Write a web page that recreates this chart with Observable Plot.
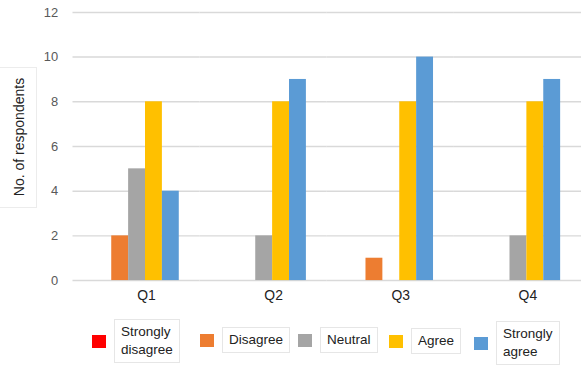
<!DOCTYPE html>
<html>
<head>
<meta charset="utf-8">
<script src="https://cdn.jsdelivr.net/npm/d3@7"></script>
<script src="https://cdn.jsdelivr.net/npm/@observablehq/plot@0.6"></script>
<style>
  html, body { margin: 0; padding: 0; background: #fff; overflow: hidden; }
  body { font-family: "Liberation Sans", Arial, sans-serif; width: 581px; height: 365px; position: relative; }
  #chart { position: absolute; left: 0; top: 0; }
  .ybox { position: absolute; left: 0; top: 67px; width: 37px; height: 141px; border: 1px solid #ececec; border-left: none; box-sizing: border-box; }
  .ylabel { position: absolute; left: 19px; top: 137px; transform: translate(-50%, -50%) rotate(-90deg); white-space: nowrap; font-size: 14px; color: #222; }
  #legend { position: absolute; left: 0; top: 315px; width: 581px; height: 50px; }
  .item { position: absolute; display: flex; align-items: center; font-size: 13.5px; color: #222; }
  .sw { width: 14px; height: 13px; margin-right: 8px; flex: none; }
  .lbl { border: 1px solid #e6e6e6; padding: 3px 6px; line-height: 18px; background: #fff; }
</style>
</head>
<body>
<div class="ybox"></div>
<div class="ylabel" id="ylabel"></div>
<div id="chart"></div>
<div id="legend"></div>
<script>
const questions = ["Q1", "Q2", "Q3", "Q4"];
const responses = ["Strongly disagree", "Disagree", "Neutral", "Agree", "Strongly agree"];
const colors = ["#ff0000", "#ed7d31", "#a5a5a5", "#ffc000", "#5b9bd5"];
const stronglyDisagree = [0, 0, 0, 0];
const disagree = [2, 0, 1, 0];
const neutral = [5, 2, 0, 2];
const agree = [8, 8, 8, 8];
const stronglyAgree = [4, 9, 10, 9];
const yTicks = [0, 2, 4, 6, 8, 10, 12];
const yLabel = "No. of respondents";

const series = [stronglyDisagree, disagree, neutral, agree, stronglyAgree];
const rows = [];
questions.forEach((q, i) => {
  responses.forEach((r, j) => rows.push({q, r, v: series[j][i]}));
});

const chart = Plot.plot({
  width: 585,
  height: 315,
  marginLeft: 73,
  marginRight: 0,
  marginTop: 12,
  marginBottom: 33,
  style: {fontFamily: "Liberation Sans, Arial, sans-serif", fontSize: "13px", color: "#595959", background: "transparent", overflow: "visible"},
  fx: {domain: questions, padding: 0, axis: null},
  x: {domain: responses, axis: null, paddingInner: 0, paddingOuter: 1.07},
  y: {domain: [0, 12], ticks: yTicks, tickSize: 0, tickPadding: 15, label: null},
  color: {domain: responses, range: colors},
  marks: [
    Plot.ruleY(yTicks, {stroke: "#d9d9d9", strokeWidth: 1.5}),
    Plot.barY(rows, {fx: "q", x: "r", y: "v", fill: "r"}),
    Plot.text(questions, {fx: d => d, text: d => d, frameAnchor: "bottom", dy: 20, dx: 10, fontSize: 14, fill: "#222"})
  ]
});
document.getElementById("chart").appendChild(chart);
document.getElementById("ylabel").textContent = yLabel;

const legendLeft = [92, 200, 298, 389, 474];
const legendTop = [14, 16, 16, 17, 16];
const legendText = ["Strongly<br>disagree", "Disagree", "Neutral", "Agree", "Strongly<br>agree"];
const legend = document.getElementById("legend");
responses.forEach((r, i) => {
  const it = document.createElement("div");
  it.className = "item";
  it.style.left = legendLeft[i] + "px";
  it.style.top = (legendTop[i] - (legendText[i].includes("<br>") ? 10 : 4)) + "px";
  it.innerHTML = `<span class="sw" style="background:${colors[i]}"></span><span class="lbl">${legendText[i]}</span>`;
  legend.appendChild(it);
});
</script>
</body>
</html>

━━━━━━━━━━━━━━━━━━━━

* Exercise objective *
Return the whole listing, word for word, and leave out every picture.

* Correct result *
Write a web page that recreates this chart with Observable Plot.
<!DOCTYPE html>
<html>
<head>
<meta charset="utf-8">
<script src="https://cdn.jsdelivr.net/npm/d3@7"></script>
<script src="https://cdn.jsdelivr.net/npm/@observablehq/plot@0.6"></script>
<style>
  html, body { margin: 0; padding: 0; background: #fff; overflow: hidden; }
  body { font-family: "Liberation Sans", Arial, sans-serif; width: 581px; height: 365px; position: relative; }
  #chart { position: absolute; left: 0; top: 0; }
  .ybox { position: absolute; left: 0; top: 67px; width: 37px; height: 141px; border: 1px solid #ececec; border-left: none; box-sizing: border-box; }
  .ylabel { position: absolute; left: 19px; top: 137px; transform: translate(-50%, -50%) rotate(-90deg); white-space: nowrap; font-size: 14px; color: #222; }
  #legend { position: absolute; left: 0; top: 315px; width: 581px; height: 50px; }
  .item { position: absolute; display: flex; align-items: center; font-size: 13.5px; color: #222; }
  .sw { width: 14px; height: 13px; margin-right: 8px; flex: none; }
  .lbl { border: 1px solid #e6e6e6; padding: 3px 6px; line-height: 18px; background: #fff; }
</style>
</head>
<body>
<div class="ybox"></div>
<div class="ylabel" id="ylabel"></div>
<div id="chart"></div>
<div id="legend"></div>
<script>
const questions = ["Q1", "Q2", "Q3", "Q4"];
const responses = ["Strongly disagree", "Disagree", "Neutral", "Agree", "Strongly agree"];
const colors = ["#ff0000", "#ed7d31", "#a5a5a5", "#ffc000", "#5b9bd5"];
const stronglyDisagree = [0, 0, 0, 0];
const disagree = [2, 0, 1, 0];
const neutral = [5, 2, 0, 2];
const agree = [8, 8, 8, 8];
const stronglyAgree = [4, 9, 10, 9];
const yTicks = [0, 2, 4, 6, 8, 10, 12];
const yLabel = "No. of respondents";

const series = [stronglyDisagree, disagree, neutral, agree, stronglyAgree];
const rows = [];
questions.forEach((q, i) => {
  responses.forEach((r, j) => rows.push({q, r, v: series[j][i]}));
});

const chart = Plot.plot({
  width: 585,
  height: 315,
  marginLeft: 73,
  marginRight: 0,
  marginTop: 12,
  marginBottom: 33,
  style: {fontFamily: "Liberation Sans, Arial, sans-serif", fontSize: "13px", color: "#595959", background: "transparent", overflow: "visible"},
  fx: {domain: questions, padding: 0, axis: null},
  x: {domain: responses, axis: null, paddingInner: 0, paddingOuter: 1.07},
  y: {domain: [0, 12], ticks: yTicks, tickSize: 0, tickPadding: 15, label: null},
  color: {domain: responses, range: colors},
  marks: [
    Plot.ruleY(yTicks, {stroke: "#d9d9d9", strokeWidth: 1.5}),
    Plot.barY(rows, {fx: "q", x: "r", y: "v", fill: "r"}),
    Plot.text(questions, {fx: d => d, text: d => d, frameAnchor: "bottom", dy: 20, dx: 10, fontSize: 14, fill: "#222"})
  ]
});
document.getElementById("chart").appendChild(chart);
document.getElementById("ylabel").textContent = yLabel;

const legendLeft = [92, 200, 298, 389, 474];
const legendTop = [14, 16, 16, 17, 16];
const legendText = ["Strongly<br>disagree", "Disagree", "Neutral", "Agree", "Strongly<br>agree"];
const legend = document.getElementById("legend");
responses.forEach((r, i) => {
  const it = document.createElement("div");
  it.className = "item";
  it.style.left = legendLeft[i] + "px";
  it.style.top = (legendTop[i] - (legendText[i].includes("<br>") ? 10 : 4)) + "px";
  it.innerHTML = `<span class="sw" style="background:${colors[i]}"></span><span class="lbl">${legendText[i]}</span>`;
  legend.appendChild(it);
});
</script>
</body>
</html>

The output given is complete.